Compra de produtos piratas
A prática de engajamento social foi calculado em 70,6%, também sem alteração estatística em relação a 2015 (68,1%). As práticas sociais mais adotadas são: incentivar as pessoas da casa a economizarem água e luz (90,9%); preferir passar o tempo livre com família e amigos a fazer compras (85,9%); e apoiar o controle da propaganda (77,4%). Já as práticas menos adotadas são relacionadas à compra de produtos falsificados: 47,3% afirmam que não compram esses itens mesmo se o preço for muito atrativo. Enquanto 59,3% não o fazem porque não querem financiar o crime organizado.
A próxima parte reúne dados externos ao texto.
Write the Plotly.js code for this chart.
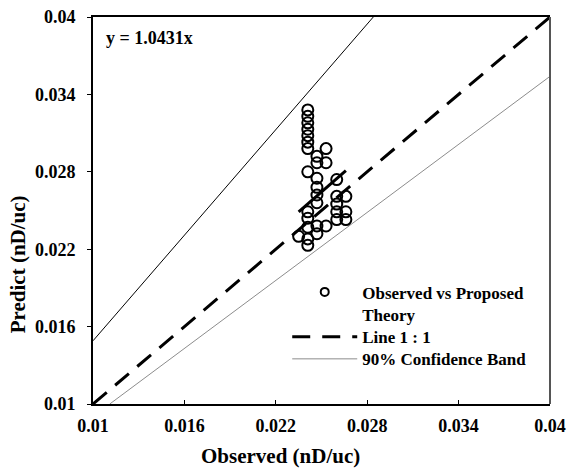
<!DOCTYPE html>
<html>
<head>
<meta charset="utf-8">
<script src="https://cdn.plot.ly/plotly-3.0.1.min.js"></script>
<style>html,body{margin:0;padding:0;background:#fff;}#chart{width:567px;height:468px;}</style>
</head>
<body>
<div id="chart"></div>
<script>
// Observed vs predicted points
var observed = [
  0.0241,0.0241,0.0241,0.0241,0.0241,0.0241,0.0241,0.0241,0.0241,0.0241,0.0241,0.0241,0.0241,
  0.0247,0.0247,0.0247,0.0247,0.0247,0.0247,0.0247,0.0247,
  0.0253,0.0253,0.0253,
  0.0260,0.0260,0.0260,0.0260,0.0260,
  0.0266,0.0266,0.0266,
  0.0235
];
var predicted = [
  0.0328,0.0323,0.0318,0.0313,0.0308,0.0303,0.0298,0.0280,0.0249,0.0244,0.0237,0.0228,0.0223,
  0.0292,0.0287,0.0275,0.0268,0.0262,0.0256,0.0238,0.0232,
  0.0298,0.0287,0.0238,
  0.0274,0.0261,0.0255,0.0249,0.0243,
  0.0261,0.0249,0.0243,
  0.0230
];
// Line 1:1
var oneX = [0.01, 0.04];
var oneY = [0.01, 0.04];
// Regression fit y = 1.0431x (short segment)
var fitX = [0.0235, 0.0266];
var fitY = [0.0249, 0.0281];
// 90% confidence band
var upperX = [0.01, 0.0284];
var upperY = [0.0149, 0.04];
var lowerX = [0.0111, 0.04];
var lowerY = [0.01, 0.0354];
// Axis ticks
var tickVals = [0.01, 0.016, 0.022, 0.028, 0.034, 0.04];
var tickText = ["0.01", "0.016", "0.022", "0.028", "0.034", "0.04"];

var serif = 'Liberation Serif, Times New Roman, serif';
var legFont = {family: serif, size: 17, weight: 'bold', color: '#000'};

var traces = [
  {x: upperX, y: upperY, mode: 'lines', line: {color: '#000', width: 1}, showlegend: false, hoverinfo: 'skip'},
  {x: lowerX, y: lowerY, mode: 'lines', line: {color: '#8c8c8c', width: 1}, showlegend: false, hoverinfo: 'skip'},
  {x: oneX, y: oneY, mode: 'lines', line: {color: '#000', width: 3, dash: '18px,11px'}, showlegend: false},
  {x: fitX, y: fitY, mode: 'lines', line: {color: '#000', width: 3}, showlegend: false},
  {x: observed, y: predicted, mode: 'markers', showlegend: false,
   marker: {symbol: 'circle-open', size: 11, color: '#000', line: {width: 2, color: '#000'}}},
  // legend entries
  {x: [null], y: [null], mode: 'markers', name: 'Observed vs Proposed<br>Theory', legend: 'legend',
   marker: {symbol: 'circle-open', size: 8, color: '#000', line: {width: 2, color: '#000'}}},
  {x: [null], y: [null], mode: 'lines', name: 'Line 1 : 1', legend: 'legend2',
   line: {color: '#000', width: 3, dash: '18px,12px'}},
  {x: [null], y: [null], mode: 'lines', name: '90% Confidence Band', legend: 'legend3',
   line: {color: '#8c8c8c', width: 1}}
];

function leg(y) {
  return {x: 0.425, y: y, xanchor: 'left', yanchor: 'top', bgcolor: 'rgba(0,0,0,0)',
          borderwidth: 0, itemwidth: 65, valign: 'top', font: legFont};
}

var layout = {
  width: 567, height: 468,
  margin: {l: 93, r: 17, t: 17, b: 64},
  paper_bgcolor: '#fff', plot_bgcolor: '#fff',
  font: {family: serif, color: '#000', size: 18, weight: 'bold'},
  xaxis: {
    range: [0.01, 0.04], tickvals: tickVals, ticktext: tickText,
    showgrid: false, zeroline: false, showline: true, linecolor: '#000', linewidth: 2,
    mirror: true, ticks: 'inside', ticklen: 4, tickwidth: 1, tickcolor: '#000',
    ticklabelstandoff: 4,
    tickfont: {family: serif, size: 18, weight: 'bold', color: '#000'}
  },
  yaxis: {
    range: [0.01, 0.04], tickvals: tickVals, ticktext: tickText,
    showgrid: false, zeroline: false, showline: true, linecolor: '#000', linewidth: 2,
    ticks: 'outside', ticklen: 4, tickwidth: 1, tickcolor: '#000',
    ticklabelstandoff: 8,
    tickfont: {family: serif, size: 18, weight: 'bold', color: '#000'}
  },
  shapes: [
    {type: 'line', xref: 'paper', yref: 'paper', x0: 1, x1: 1, y0: 0, y1: 1,
     line: {color: '#555', width: 2}}
  ],
  annotations: [
    {text: 'Observed (nD/uc)', xref: 'paper', yref: 'paper', x: 0.41, y: -0.135,
     xanchor: 'center', yanchor: 'middle', showarrow: false,
     font: {family: serif, size: 21, weight: 'bold', color: '#000'}},
    {text: 'Predict (nD/uc)', xref: 'paper', yref: 'paper', x: -0.165, y: 0.36,
     xanchor: 'center', yanchor: 'middle', textangle: -90, showarrow: false,
     font: {family: serif, size: 21, weight: 'bold', color: '#000'}},
    {text: 'y = 1.0431x', xref: 'paper', yref: 'paper', x: 0.025, y: 0.945,
     xanchor: 'left', yanchor: 'middle', showarrow: false,
     font: {family: serif, size: 18, weight: 'bold', color: '#000'}}
  ],
  legend: leg(0.335),
  legend2: leg(0.219),
  legend3: leg(0.162)
};

Plotly.newPlot('chart', traces, layout, {displayModeBar: false, staticPlot: true});
</script>
</body>
</html>
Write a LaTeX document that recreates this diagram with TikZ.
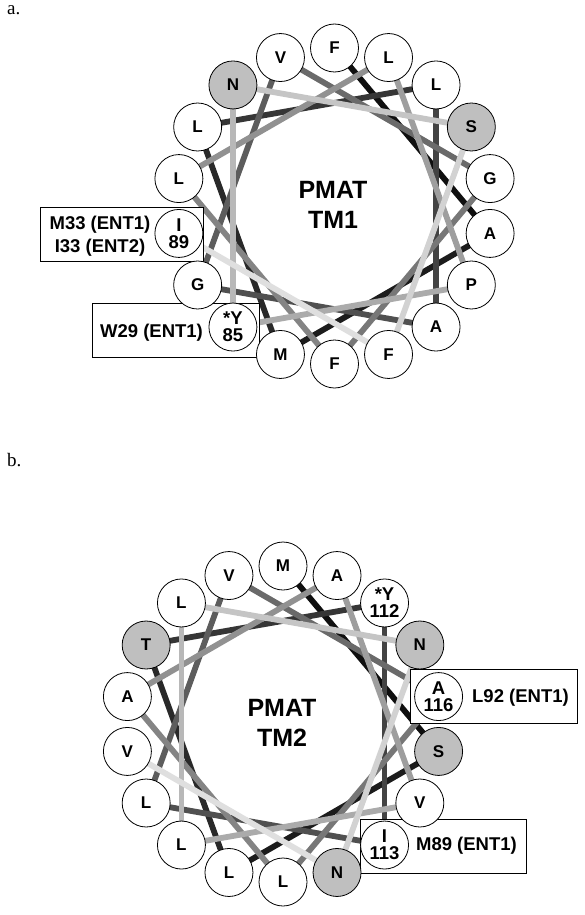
\documentclass[tikz,border=0pt]{standalone}
\usepackage{fontspec}
\setmainfont{Liberation Sans}
\newfontfamily\serifface{Liberation Serif}
\usetikzlibrary{calc}
\pgfdeclarelayer{lines}
\pgfdeclarelayer{boxes}
\pgfsetlayers{lines,boxes,main}
\begin{document}
\begin{tikzpicture}[x=1pt,y=-1pt,
  res/.style={circle,draw=black,line width=0.8pt,fill=white,minimum size=48pt,inner sep=0pt,
              font=\fontsize{17}{17}\selectfont\bfseries,align=center},
  shaded/.style={res,fill=black!25},
  numres/.style={res,font=\fontsize{18.5}{17}\selectfont\bfseries},
  link/.style={line width=5.8pt},
  tag/.style={draw=black,line width=0.8pt,fill=white},
  tagtext/.style={font=\fontsize{18.5}{23}\selectfont\bfseries,align=center},
  title/.style={font=\fontsize{25}{30}\selectfont\bfseries,align=center},
  panel/.style={font=\fontsize{19}{19}\serifface,anchor=base west,inner sep=0pt}]
\useasboundingbox (0,0) rectangle (585,915);

% panel labels
\node[panel] (pa) at (7,15) {a.};
\node[panel] (pb) at (7,466) {b.};

% ---------------- wheel a ----------------
\coordinate (ca) at (334.5,206);
\foreach \k/\t/\s in {0/F/res,1/L/res,2/L/res,3/S/shaded,4/G/res,5/A/res,6/P/res,
  7/A/res,8/F/res,9/F/res,10/M/res,11/{*Y\\85}/numres,12/G/res,13/{I\\89}/numres,
  14/L/res,15/L/res,16/N/shaded,17/V/res}{
  \node[\s] (a\k) at ($(ca)+({-90+20*\k}:158)$) {\t};
}
\node[title] (ta) at (333,204.5) {PMAT\\TM1};

% ---------------- wheel b ----------------
\coordinate (cb) at (283,724);
\foreach \k/\t/\s in {0/M/res,1/A/res,2/{*Y\\112}/numres,3/N/shaded,4/{A\\116}/numres,
  5/S/shaded,6/V/res,7/{I\\113}/numres,8/N/shaded,9/L/res,10/L/res,11/L/res,
  12/L/res,13/V/res,14/A/res,15/T/shaded,16/L/res,17/V/res}{
  \node[\s] (b\k) at ($(cb)+({-90+20*\k}:158)$) {\t};
}
\node[title] (tb) at (282,722.5) {PMAT\\TM2};

% helix connectors (residue i -> i+1, 100 degrees apart), dark to light
\begin{pgfonlayer}{lines}
\foreach \i in {0,...,16}{
  \pgfmathtruncatemacro\p{mod(5*\i,18)}
  \pgfmathtruncatemacro\q{mod(5*\i+5,18)}
  \pgfmathsetmacro\g{94-5.1*\i}
  \draw[link,draw=black!\g] (a\p.center) -- (a\q.center);
  \draw[link,draw=black!\g] (b\p.center) -- (b\q.center);
}
\end{pgfonlayer}

% annotation boxes
\begin{pgfonlayer}{boxes}
\draw[tag] (40,207) rectangle (203,261);
\draw[tag] (92,303) rectangle (259,357);
\draw[tag] (410,669) rectangle (577,723);
\draw[tag] (360,819) rectangle (526,873);
\end{pgfonlayer}
\node[tagtext] (la1) at (100,236) {M33 (ENT1)\\I33 (ENT2)};
\node[tagtext] (la2) at (151.5,333) {W29 (ENT1)};
\node[tagtext] (lb1) at (520.5,698) {L92 (ENT1)};
\node[tagtext] (lb2) at (466.5,846) {M89 (ENT1)};
\end{tikzpicture}
\end{document}
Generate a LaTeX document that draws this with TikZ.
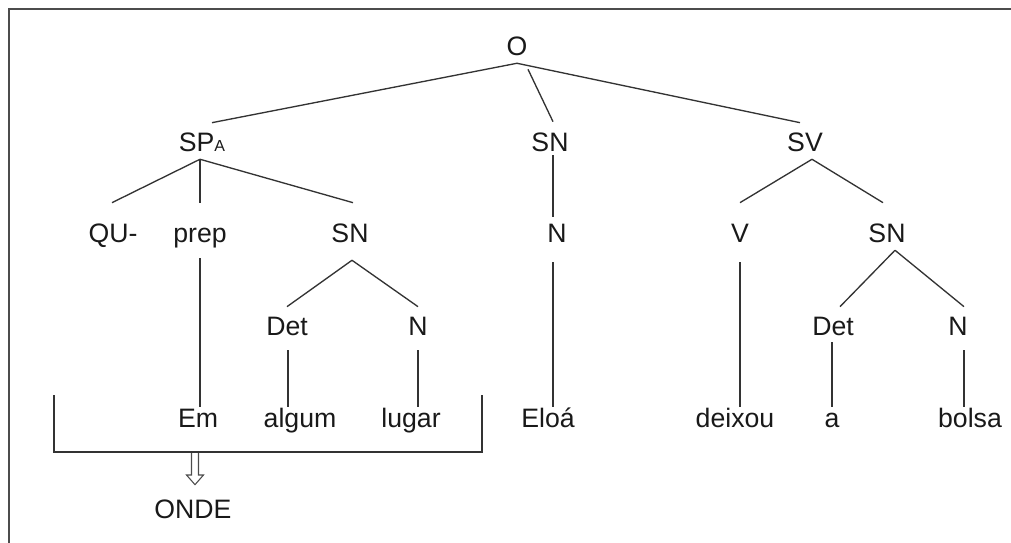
\documentclass[tikz,border=0pt]{standalone}
\usepackage{fontspec}
\setmainfont{Liberation Sans}
\usetikzlibrary{calc}
\begin{document}
\begin{tikzpicture}[x=0.75pt,y=-0.75pt,
  lbl/.style={inner sep=0pt, anchor=base, text height=14.3pt, text depth=0pt,
              font=\fontsize{20}{24}\selectfont, text=black!90},
  edge/.style={draw=black!80, line width=1pt},
  frame/.style={draw=black!70, line width=1.5pt},
  hollow/.style={draw=black!70, fill=white, line width=0.8pt, line join=miter}]
\useasboundingbox (0,0) rectangle (1011,543);

% outer frame (top and left edges)
\draw[frame] (8.5,543) -- (8.5,9.3) -- (1011,9.3);

% labels
\node[lbl] (o) at (517,55) {O};
\node[lbl] (spa) at (202,151) {SP{\fontsize{12}{14}\selectfont A}};
\node[lbl] (snm) at (550,151) {SN};
\node[lbl] (sv) at (805,151) {SV};
\node[lbl] (qu) at (113,242) {QU-};
\node[lbl] (prep) at (200,242) {prep};
\node[lbl] (snl) at (350,242) {SN};
\node[lbl] (nm) at (557,242) {N};
\node[lbl] (v) at (740,242) {V};
\node[lbl] (snr) at (887,242) {SN};
\node[lbl] (detl) at (287,335) {Det};
\node[lbl] (nl) at (418,335) {N};
\node[lbl] (detr) at (833,335) {Det};
\node[lbl] (nr) at (958,335) {N};
\node[lbl] (em) at (198,427) {Em};
\node[lbl] (algum) at (300,427) {algum};
\node[lbl] (lugar) at (411,427) {lugar};
\node[lbl] (eloa) at (548,427) {Eloá};
\node[lbl] (deixou) at (735,427) {deixou};
\node[lbl] (a) at (832,427) {a};
\node[lbl] (bolsa) at (970,427) {bolsa};
\node[lbl] (onde) at (193,518) {ONDE};

% branches from O
\draw[edge] ([shift={(0,8)}]o.south) -- ([shift={(10,-9)}]spa.north);
\draw[edge] ([shift={(11,14)}]o.south) -- ([shift={(3,-10)}]snm.north);
\draw[edge] ([shift={(0,8)}]o.south) -- ([shift={(-5,-9)}]sv.north);

% SP_A
\draw[edge] ([shift={(-2,8)}]spa.south) -- ([shift={(-1,-20)}]qu.north);
\draw[edge] ([shift={(-2,8)}]spa.south) -- ([shift={(0,-20)}]prep.north);
\draw[edge] ([shift={(-2,8)}]spa.south) -- ([shift={(3,-20)}]snl.north);

% middle SN
\draw[edge] ([shift={(3,4)}]snm.south) -- ([shift={(-4,-6)}]nm.north);

% SV
\draw[edge] ([shift={(7,8)}]sv.south) -- ([shift={(0,-20)}]v.north);
\draw[edge] ([shift={(7,8)}]sv.south) -- ([shift={(-4,-20)}]snr.north);

% lower SNs
\draw[edge] ([shift={(2,18)}]snl.south) -- ([shift={(0,-9)}]detl.north);
\draw[edge] ([shift={(2,18)}]snl.south) -- ([shift={(0,-9)}]nl.north);
\draw[edge] ([shift={(8,8)}]snr.south) -- ([shift={(7,-9)}]detr.north);
\draw[edge] ([shift={(8,8)}]snr.south) -- ([shift={(6,-9)}]nr.north);

% lexical items
\draw[edge] ([shift={(0,16)}]prep.south) -- ($(prep.south |- em.north)+(0,-1)$);
\draw[edge] ([shift={(-4,20)}]nm.south) -- ($(nm.south |- eloa.north)+(-4,-1)$);
\draw[edge] ([shift={(0,20)}]v.south) -- ($(v.south |- deixou.north)+(0,-1)$);
\draw[edge] ([shift={(1,15)}]detl.south) -- ($(detl.south |- algum.north)+(1,-1)$);
\draw[edge] ([shift={(0,15)}]nl.south) -- ($(nl.south |- lugar.north)+(0,-1)$);
\draw[edge] ([shift={(-1,7)}]detr.south) -- ($(detr.south |- a.north)+(-1,-1)$);
\draw[edge] ([shift={(6,15)}]nr.south) -- ($(nr.south |- bolsa.north)+(6,-1)$);

% bracket under the prepositional phrase
\coordinate (bl) at (54,395);
\coordinate (blb) at (54,452);
\coordinate (brb) at (482,452);
\coordinate (br) at (482,395);
\coordinate (brk) at (195,452);
\draw[edge] (bl) -- (blb) -- (brb) -- (br);

% hollow arrow down to ONDE
\draw[hollow] ($(brk)+(-3.5,1)$) -- ($(brk)+(-3.5,23)$) -- ($(brk)+(-8.5,23)$)
  -- ($(onde.north)+(2,-14)$) -- ($(brk)+(8.5,23)$) -- ($(brk)+(3.5,23)$)
  -- ($(brk)+(3.5,1)$);
\end{tikzpicture}
\end{document}
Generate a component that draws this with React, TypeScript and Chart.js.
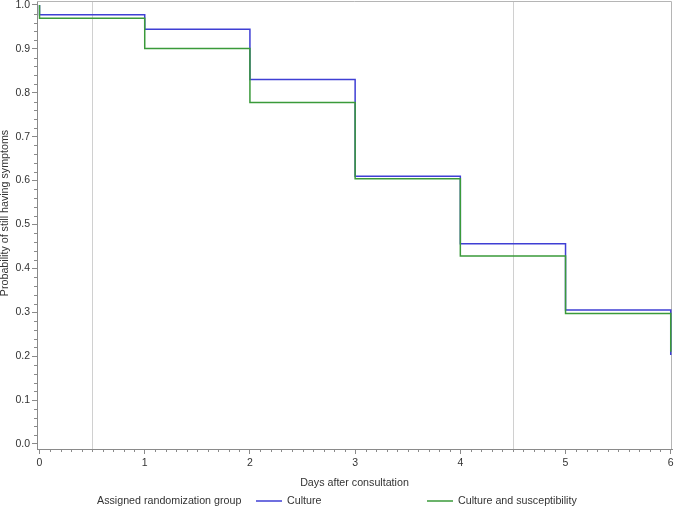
import React, { useEffect, useRef } from "react";
import { Chart, registerables } from "chart.js";

Chart.register(...registerables);

const days = [0, 0, 1, 2, 3, 4, 5, 6];
const culture = [1.0, 0.978, 0.945, 0.83, 0.61, 0.456, 0.305, 0.203];
const cultureSusceptibility = [1.0, 0.97, 0.901, 0.778, 0.604, 0.428, 0.297, 0.21];
const referenceDays = [0.5, 4.5];
const seriesNames = ["Culture", "Culture and susceptibility"];
const legendTitle = "Assigned randomization group";
const xTitle = "Days after consultation";
const yTitle = "Probability of still having symptoms";

const BLUE = "#3f3fd4";
const GREEN = "#3a9a3a";
const FONT = "'Liberation Sans', Arial, sans-serif";
const TEXT = "#333333";
const AXIS = "#8a8a8a";
const TITLE_SIZE = 10.7;

const extrasPlugin = {
  id: "extras",
  beforeDatasetsDraw(chart: any) {
    const { ctx, chartArea } = chart;
    const xs = chart.scales.x;
    ctx.save();
    ctx.strokeStyle = "#d0d0d0";
    ctx.lineWidth = 1;
    referenceDays.forEach((d) => {
      const px = Math.round(xs.getPixelForValue(d)) + 0.5;
      ctx.beginPath();
      ctx.moveTo(px, chartArea.top);
      ctx.lineTo(px, chartArea.bottom);
      ctx.stroke();
    });
    ctx.strokeStyle = "#b5b5b5";
    ctx.beginPath();
    ctx.moveTo(chartArea.left, chartArea.top + 0.5);
    ctx.lineTo(chartArea.right - 0.5, chartArea.top + 0.5);
    ctx.lineTo(chartArea.right - 0.5, chartArea.bottom);
    ctx.stroke();
    ctx.restore();
  },
  afterDraw(chart: any) {
    const { ctx, chartArea } = chart;
    const xs = chart.scales.x;
    const ys = chart.scales.y;
    ctx.save();
    ctx.strokeStyle = AXIS;
    ctx.lineWidth = 1;
    for (let i = 0; i <= 60; i++) {
      if (i % 10 === 0) continue;
      const px = Math.round(xs.getPixelForValue(i / 10)) + 0.5;
      ctx.beginPath();
      ctx.moveTo(px, chartArea.bottom);
      ctx.lineTo(px, chartArea.bottom + 3);
      ctx.stroke();
    }
    for (let i = 0; i <= 50; i++) {
      if (i % 5 === 0) continue;
      const py = Math.round(ys.getPixelForValue(i / 50)) + 0.5;
      ctx.beginPath();
      ctx.moveTo(chartArea.left, py);
      ctx.lineTo(chartArea.left - 3, py);
      ctx.stroke();
    }
    // y-axis title
    ctx.font = `${TITLE_SIZE}px ${FONT}`;
    ctx.fillStyle = TEXT;
    ctx.textBaseline = "middle";
    ctx.textAlign = "center";
    ctx.save();
    ctx.translate(5.5, 213);
    ctx.rotate(-Math.PI / 2);
    ctx.fillText(yTitle, 0, 0);
    ctx.restore();
    // legend
    const ly = 501;
    ctx.textAlign = "left";
    ctx.fillText(legendTitle, 97, ly);
    const items = [
      { x: 256, color: BLUE, label: seriesNames[0] },
      { x: 427, color: GREEN, label: seriesNames[1] },
    ];
    items.forEach((it) => {
      ctx.strokeStyle = it.color;
      ctx.lineWidth = 1.5;
      ctx.beginPath();
      ctx.moveTo(it.x, ly);
      ctx.lineTo(it.x + 26, ly);
      ctx.stroke();
      ctx.fillStyle = TEXT;
      ctx.fillText(it.label, it.x + 31, ly);
    });
    ctx.restore();
  },
};

export default function App() {
  const ref = useRef<HTMLCanvasElement>(null);
  useEffect(() => {
    document.body.style.margin = "0";
    const canvas = ref.current!;
    const chart = new Chart(canvas, {
      type: "line",
      data: {
        datasets: [
          {
            label: seriesNames[0],
            data: days.map((d, i) => ({ x: d, y: culture[i] })),
            borderColor: BLUE,
            borderWidth: 1.5,
            pointRadius: 0,
            stepped: "before",
            fill: false,
            order: 1,
          },
          {
            label: seriesNames[1],
            data: days.map((d, i) => ({ x: d, y: cultureSusceptibility[i] })),
            borderColor: GREEN,
            borderWidth: 1.5,
            pointRadius: 0,
            stepped: "before",
            fill: false,
            order: 0,
          },
        ],
      },
      options: {
        animation: false,
        responsive: false,
        layout: { padding: { top: 1, right: 2, bottom: 0, left: 0 } },
        plugins: {
          legend: { display: false },
          tooltip: { enabled: false },
        },
        scales: {
          x: {
            type: "linear",
            min: -0.024,
            max: 6.012,
            afterFit: (s: any) => {
              s.height = 58;
              s.paddingLeft = 0;
              s.paddingRight = 0;
            },
            ticks: {
              stepSize: 1,
              includeBounds: false,
              padding: 3,
              color: TEXT,
              font: { family: FONT, size: 10.5 },
              maxRotation: 0,
              callback: (v: any) => String(v),
            },
            grid: {
              drawOnChartArea: false,
              drawTicks: true,
              tickLength: 5,
              color: AXIS,
            },
            border: { display: true, color: AXIS },
            title: {
              display: true,
              text: xTitle,
              color: TEXT,
              font: { family: FONT, size: TITLE_SIZE },
              padding: { top: 0, bottom: 18 },
            },
          },
          y: {
            type: "linear",
            min: -0.0114,
            max: 1.0091,
            afterFit: (s: any) => {
              s.width = 37;
              s.paddingTop = 0;
              s.paddingBottom = 0;
            },
            ticks: {
              stepSize: 0.1,
              includeBounds: false,
              padding: 2,
              color: TEXT,
              font: { family: FONT, size: 10.5 },
              callback: (v: any) => Number(v).toFixed(1),
            },
            grid: {
              drawOnChartArea: false,
              drawTicks: true,
              tickLength: 5,
              color: AXIS,
            },
            border: { display: true, color: AXIS },
            title: { display: false },
          },
        },
      },
      plugins: [extrasPlugin],
    });
    return () => chart.destroy();
  }, []);
  return <canvas ref={ref} width={674} height={507} style={{ display: "block" }} />;
}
Apenas dois dos nove comportamentos testados na pesquisa tiveram aumento significativo em 2016 em relação a 2015. Que foi o incentivo às pessoas da casa a pechincharem nas compras (de 67,8% para 76,5%) e a reutilização de peças de roupas antigas (de 52,6% para 59,9%).
 
Esquecimento e falta de tempo 
Para os entrevistados, o principal motivador para o consumo consciente de água e luz é o não desperdício (35,5%), porém o esquecimento (31,5%) e a falta de tempo (29,8%) são as principais barreiras encontradas pelos consumidores. 
Considerando os tipos de consumidores conscientes, em transição ou nada ou pouco conscientes, percebe-se que não há diferenças entre os grupos com relação ao sexo ou classe social. No entanto, percebe-se que os consumidores conscientes são relativamente mais jovens, com uma média de 38 anos, enquanto a média de idade dos nada ou pouco conscientes é de 45 anos.